(Lines of data)
## Begin

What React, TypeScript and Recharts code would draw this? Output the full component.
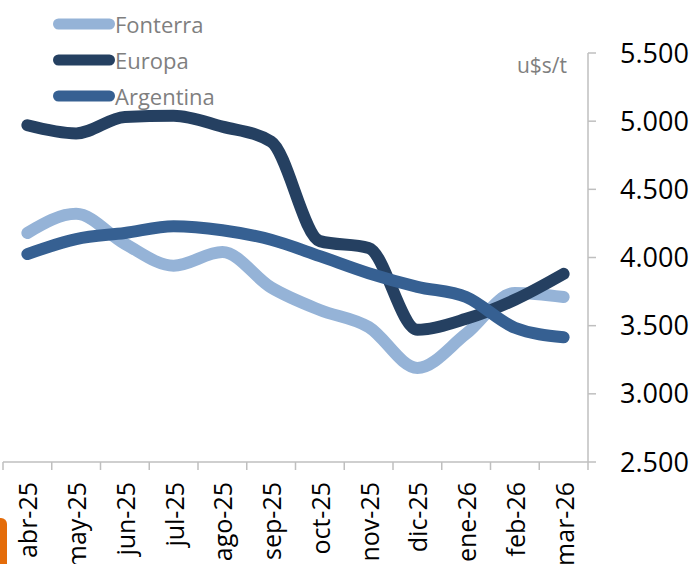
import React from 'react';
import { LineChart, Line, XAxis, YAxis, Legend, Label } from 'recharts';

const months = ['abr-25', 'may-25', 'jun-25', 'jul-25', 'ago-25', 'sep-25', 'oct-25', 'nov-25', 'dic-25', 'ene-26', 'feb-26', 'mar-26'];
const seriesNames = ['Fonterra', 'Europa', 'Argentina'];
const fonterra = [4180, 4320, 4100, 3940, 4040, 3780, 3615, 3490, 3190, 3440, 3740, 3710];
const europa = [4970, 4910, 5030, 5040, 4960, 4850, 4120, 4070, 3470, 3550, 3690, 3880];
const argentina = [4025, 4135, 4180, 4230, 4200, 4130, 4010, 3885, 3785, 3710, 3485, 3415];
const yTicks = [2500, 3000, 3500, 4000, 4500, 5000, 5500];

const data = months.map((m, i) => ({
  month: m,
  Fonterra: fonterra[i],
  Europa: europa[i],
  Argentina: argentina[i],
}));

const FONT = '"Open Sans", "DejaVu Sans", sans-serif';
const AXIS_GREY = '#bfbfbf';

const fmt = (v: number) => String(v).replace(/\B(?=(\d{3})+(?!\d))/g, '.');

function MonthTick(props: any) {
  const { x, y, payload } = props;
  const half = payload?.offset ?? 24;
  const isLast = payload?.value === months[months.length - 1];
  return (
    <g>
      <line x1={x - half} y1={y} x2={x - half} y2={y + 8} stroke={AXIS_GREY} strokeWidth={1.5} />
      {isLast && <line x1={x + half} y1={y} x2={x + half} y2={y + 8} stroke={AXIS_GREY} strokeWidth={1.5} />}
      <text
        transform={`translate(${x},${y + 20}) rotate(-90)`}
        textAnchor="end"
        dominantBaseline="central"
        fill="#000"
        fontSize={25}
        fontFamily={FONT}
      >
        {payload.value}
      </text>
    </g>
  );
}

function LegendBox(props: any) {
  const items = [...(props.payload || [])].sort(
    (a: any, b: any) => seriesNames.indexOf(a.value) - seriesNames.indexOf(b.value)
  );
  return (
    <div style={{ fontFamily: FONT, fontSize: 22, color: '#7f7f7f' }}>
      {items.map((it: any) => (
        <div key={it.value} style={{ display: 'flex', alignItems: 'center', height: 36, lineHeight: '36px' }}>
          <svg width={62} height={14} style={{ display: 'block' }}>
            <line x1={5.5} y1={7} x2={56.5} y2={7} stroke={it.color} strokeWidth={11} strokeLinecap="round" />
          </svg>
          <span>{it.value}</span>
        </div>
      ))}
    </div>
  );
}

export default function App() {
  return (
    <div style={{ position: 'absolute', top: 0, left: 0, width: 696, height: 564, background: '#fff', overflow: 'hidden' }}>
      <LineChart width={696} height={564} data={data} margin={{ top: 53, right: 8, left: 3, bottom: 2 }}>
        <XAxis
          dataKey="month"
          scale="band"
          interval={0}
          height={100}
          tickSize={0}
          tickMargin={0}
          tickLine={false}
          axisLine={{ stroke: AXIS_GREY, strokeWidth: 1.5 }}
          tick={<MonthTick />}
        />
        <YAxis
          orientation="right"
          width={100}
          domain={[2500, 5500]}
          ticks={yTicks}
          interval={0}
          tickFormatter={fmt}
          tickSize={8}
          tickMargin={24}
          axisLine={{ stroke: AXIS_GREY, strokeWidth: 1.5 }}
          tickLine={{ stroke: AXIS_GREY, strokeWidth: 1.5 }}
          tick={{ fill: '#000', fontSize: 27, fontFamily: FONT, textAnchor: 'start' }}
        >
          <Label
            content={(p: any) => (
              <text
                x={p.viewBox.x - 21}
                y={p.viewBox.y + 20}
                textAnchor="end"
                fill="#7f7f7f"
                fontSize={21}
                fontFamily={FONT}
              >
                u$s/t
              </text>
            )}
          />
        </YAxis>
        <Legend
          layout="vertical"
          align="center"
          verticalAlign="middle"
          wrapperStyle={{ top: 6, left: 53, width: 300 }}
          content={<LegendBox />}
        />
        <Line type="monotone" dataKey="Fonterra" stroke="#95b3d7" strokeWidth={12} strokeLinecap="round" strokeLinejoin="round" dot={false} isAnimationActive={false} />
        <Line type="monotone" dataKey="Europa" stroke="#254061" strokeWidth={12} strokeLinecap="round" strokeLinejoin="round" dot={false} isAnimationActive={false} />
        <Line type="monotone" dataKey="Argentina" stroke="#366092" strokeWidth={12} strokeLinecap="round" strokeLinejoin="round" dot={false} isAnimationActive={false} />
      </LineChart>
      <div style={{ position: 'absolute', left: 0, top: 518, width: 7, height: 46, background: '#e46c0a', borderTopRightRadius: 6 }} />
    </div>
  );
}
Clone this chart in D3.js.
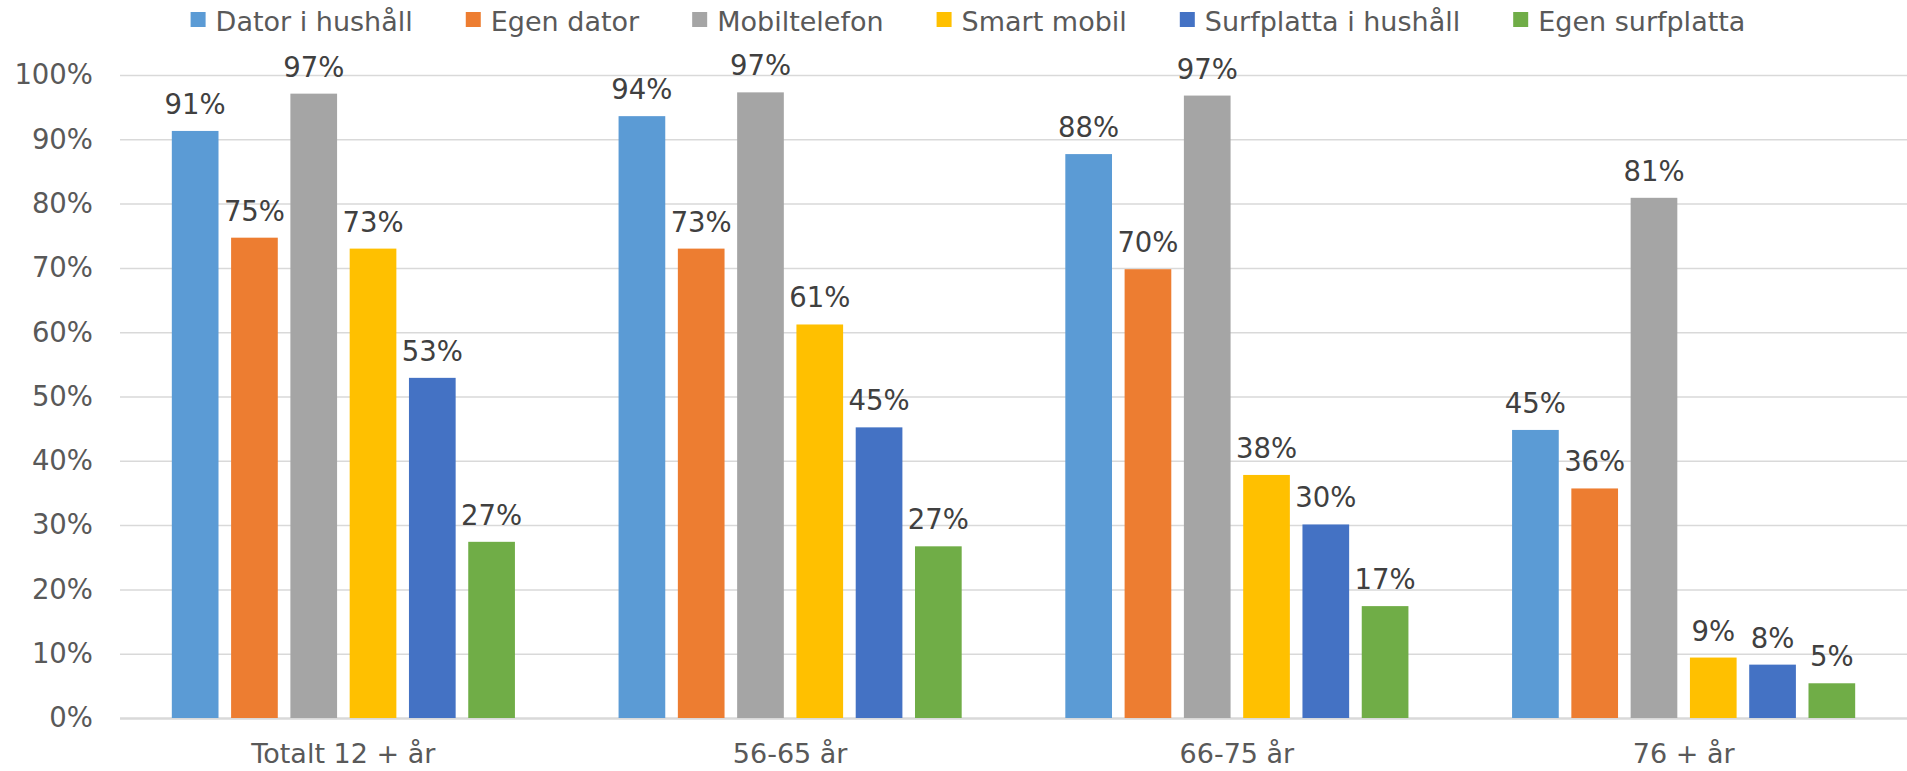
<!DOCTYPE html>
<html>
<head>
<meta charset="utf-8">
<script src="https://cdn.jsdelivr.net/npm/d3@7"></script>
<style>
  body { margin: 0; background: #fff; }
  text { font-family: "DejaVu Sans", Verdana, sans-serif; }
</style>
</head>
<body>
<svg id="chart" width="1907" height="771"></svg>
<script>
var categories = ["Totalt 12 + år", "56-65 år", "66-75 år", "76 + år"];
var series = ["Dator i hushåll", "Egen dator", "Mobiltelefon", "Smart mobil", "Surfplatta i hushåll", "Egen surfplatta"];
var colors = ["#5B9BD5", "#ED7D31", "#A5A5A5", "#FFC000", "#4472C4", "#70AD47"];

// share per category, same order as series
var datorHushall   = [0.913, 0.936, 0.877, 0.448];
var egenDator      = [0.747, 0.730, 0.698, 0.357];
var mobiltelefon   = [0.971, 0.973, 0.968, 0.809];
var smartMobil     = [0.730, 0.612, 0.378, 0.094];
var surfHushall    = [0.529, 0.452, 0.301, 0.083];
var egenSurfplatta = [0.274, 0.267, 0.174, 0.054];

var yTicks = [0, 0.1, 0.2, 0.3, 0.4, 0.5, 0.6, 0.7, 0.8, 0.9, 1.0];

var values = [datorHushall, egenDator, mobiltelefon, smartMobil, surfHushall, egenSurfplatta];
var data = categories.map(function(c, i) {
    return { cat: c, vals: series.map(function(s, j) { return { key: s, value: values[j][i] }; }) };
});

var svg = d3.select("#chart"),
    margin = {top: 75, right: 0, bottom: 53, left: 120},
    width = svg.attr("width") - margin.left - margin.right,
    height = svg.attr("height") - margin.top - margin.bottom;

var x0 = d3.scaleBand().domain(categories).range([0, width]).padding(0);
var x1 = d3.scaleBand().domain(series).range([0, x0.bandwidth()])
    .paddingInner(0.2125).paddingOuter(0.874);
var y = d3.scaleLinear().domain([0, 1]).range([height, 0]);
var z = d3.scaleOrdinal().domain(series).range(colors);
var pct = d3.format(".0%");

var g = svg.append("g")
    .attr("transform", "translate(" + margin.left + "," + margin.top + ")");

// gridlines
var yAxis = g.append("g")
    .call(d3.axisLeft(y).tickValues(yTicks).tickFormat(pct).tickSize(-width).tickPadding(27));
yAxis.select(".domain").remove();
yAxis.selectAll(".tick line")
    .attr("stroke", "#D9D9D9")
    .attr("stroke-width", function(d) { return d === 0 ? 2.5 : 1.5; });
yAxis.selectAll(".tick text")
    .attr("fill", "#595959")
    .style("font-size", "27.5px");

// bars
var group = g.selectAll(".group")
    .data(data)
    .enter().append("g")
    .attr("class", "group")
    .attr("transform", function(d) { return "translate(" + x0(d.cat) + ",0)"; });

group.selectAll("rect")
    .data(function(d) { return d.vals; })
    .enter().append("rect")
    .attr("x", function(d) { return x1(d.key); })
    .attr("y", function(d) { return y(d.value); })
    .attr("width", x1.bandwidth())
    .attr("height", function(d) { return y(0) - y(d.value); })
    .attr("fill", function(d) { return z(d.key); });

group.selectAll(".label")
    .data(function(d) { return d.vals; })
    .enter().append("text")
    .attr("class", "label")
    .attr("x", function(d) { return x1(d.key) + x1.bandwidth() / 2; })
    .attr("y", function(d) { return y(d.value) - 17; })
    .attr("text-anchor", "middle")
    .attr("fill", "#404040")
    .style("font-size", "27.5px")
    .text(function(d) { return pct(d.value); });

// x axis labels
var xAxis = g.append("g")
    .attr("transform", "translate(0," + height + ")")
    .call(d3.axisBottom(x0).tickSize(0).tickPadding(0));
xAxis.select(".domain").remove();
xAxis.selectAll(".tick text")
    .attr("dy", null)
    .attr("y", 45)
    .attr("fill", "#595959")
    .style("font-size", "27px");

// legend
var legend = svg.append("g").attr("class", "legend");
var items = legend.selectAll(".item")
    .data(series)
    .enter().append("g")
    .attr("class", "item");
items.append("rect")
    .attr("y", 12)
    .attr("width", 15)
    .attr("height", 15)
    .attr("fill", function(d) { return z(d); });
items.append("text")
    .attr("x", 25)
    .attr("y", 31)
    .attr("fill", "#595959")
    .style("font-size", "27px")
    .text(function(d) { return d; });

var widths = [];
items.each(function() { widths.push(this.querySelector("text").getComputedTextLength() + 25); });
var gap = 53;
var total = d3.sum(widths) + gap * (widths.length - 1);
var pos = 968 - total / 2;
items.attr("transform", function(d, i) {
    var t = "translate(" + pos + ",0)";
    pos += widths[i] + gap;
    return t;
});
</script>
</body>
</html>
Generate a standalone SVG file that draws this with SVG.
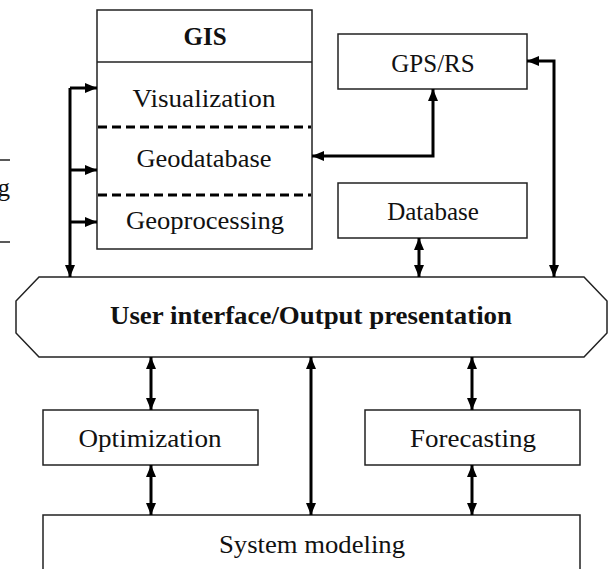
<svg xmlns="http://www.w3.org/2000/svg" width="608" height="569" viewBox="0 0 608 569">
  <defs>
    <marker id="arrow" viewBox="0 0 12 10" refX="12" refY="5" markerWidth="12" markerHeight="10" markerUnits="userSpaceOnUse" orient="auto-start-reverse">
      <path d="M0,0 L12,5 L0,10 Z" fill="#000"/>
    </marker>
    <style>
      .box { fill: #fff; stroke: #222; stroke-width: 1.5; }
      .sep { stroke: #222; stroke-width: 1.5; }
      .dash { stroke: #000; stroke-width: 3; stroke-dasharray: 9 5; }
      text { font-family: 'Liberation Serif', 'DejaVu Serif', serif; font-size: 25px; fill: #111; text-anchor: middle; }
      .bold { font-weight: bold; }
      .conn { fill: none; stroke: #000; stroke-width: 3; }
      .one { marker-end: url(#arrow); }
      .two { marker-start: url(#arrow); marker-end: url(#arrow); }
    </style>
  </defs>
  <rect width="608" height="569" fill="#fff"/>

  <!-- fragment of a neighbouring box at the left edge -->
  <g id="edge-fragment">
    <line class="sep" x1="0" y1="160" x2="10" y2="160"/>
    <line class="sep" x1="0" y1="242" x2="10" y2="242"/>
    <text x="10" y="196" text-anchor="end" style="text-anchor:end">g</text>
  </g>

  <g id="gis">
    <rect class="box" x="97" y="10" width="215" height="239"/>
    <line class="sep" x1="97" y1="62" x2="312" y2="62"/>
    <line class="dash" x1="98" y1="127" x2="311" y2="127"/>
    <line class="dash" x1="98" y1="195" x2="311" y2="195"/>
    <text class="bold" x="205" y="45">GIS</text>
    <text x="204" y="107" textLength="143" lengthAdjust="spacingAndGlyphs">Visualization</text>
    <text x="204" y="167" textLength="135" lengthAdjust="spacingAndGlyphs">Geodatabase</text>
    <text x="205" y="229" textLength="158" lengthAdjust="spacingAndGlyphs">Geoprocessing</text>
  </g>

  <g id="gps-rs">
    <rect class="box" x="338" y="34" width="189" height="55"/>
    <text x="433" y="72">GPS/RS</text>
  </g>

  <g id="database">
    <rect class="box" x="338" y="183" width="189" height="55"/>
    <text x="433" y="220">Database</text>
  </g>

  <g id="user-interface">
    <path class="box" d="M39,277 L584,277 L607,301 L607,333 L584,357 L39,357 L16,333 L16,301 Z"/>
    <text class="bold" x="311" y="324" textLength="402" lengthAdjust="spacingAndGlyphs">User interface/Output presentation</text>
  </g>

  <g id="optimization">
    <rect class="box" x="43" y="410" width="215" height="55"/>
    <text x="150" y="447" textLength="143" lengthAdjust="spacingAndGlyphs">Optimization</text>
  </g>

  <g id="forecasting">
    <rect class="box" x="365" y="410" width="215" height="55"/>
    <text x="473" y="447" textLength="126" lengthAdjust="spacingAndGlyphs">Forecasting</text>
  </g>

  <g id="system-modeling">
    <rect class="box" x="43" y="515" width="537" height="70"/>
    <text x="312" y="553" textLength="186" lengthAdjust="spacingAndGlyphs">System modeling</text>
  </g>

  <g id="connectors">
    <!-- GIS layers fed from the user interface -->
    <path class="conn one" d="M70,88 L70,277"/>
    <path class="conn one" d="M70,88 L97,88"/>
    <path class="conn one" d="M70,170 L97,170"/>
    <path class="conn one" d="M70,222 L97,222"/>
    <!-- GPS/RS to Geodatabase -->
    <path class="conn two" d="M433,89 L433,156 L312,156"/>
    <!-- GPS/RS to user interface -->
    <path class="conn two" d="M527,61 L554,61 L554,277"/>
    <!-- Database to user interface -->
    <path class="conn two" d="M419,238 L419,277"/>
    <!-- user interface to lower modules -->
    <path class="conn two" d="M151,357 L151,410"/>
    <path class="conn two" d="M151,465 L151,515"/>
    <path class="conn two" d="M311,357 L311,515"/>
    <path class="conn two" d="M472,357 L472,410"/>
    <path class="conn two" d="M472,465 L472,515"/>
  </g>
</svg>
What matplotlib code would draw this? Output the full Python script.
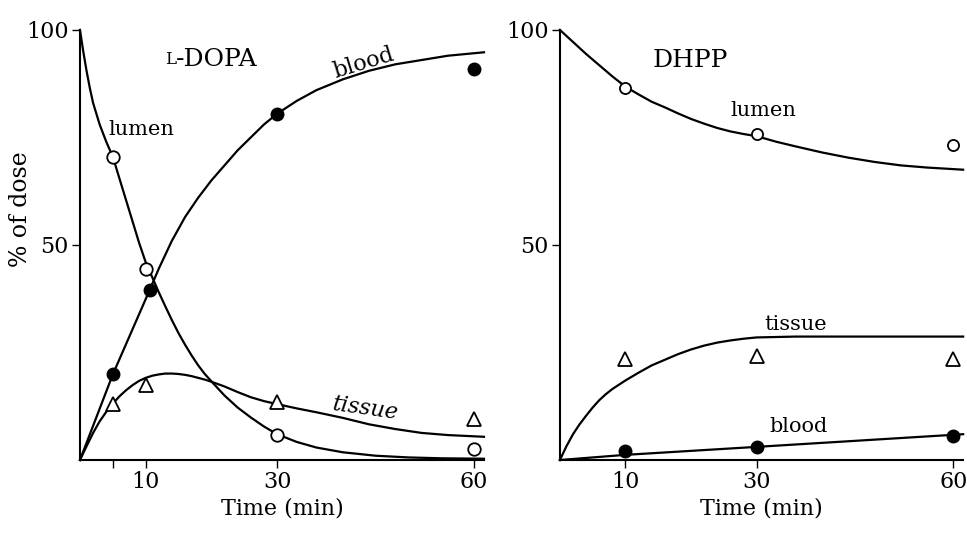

## End

__What is required__. Starting at the line that contains "Clone this chart in D3.js." and stopping after the line that contains "margin.top - margin.bottom;", copy every line exactly. Leave any pictures behind.

__Result for this exercise__.
Clone this chart in D3.js.
<!DOCTYPE html>
<html>
<head>
<meta charset="utf-8">
<script src="https://cdn.jsdelivr.net/npm/d3@7"></script>
<style>
  body { margin: 0; background: #fff; }
  text { font-family: "DejaVu Sans", Verdana, sans-serif; }
</style>
</head>
<body>
<svg id="chart" width="1907" height="771"></svg>
<script>
var categories = ["Totalt 12 + år", "56-65 år", "66-75 år", "76 + år"];
var series = ["Dator i hushåll", "Egen dator", "Mobiltelefon", "Smart mobil", "Surfplatta i hushåll", "Egen surfplatta"];
var colors = ["#5B9BD5", "#ED7D31", "#A5A5A5", "#FFC000", "#4472C4", "#70AD47"];

// share per category, same order as series
var datorHushall   = [0.913, 0.936, 0.877, 0.448];
var egenDator      = [0.747, 0.730, 0.698, 0.357];
var mobiltelefon   = [0.971, 0.973, 0.968, 0.809];
var smartMobil     = [0.730, 0.612, 0.378, 0.094];
var surfHushall    = [0.529, 0.452, 0.301, 0.083];
var egenSurfplatta = [0.274, 0.267, 0.174, 0.054];

var yTicks = [0, 0.1, 0.2, 0.3, 0.4, 0.5, 0.6, 0.7, 0.8, 0.9, 1.0];

var values = [datorHushall, egenDator, mobiltelefon, smartMobil, surfHushall, egenSurfplatta];
var data = categories.map(function(c, i) {
    return { cat: c, vals: series.map(function(s, j) { return { key: s, value: values[j][i] }; }) };
});

var svg = d3.select("#chart"),
    margin = {top: 75, right: 0, bottom: 53, left: 120},
    width = svg.attr("width") - margin.left - margin.right,
    height = svg.attr("height") - margin.top - margin.bottom;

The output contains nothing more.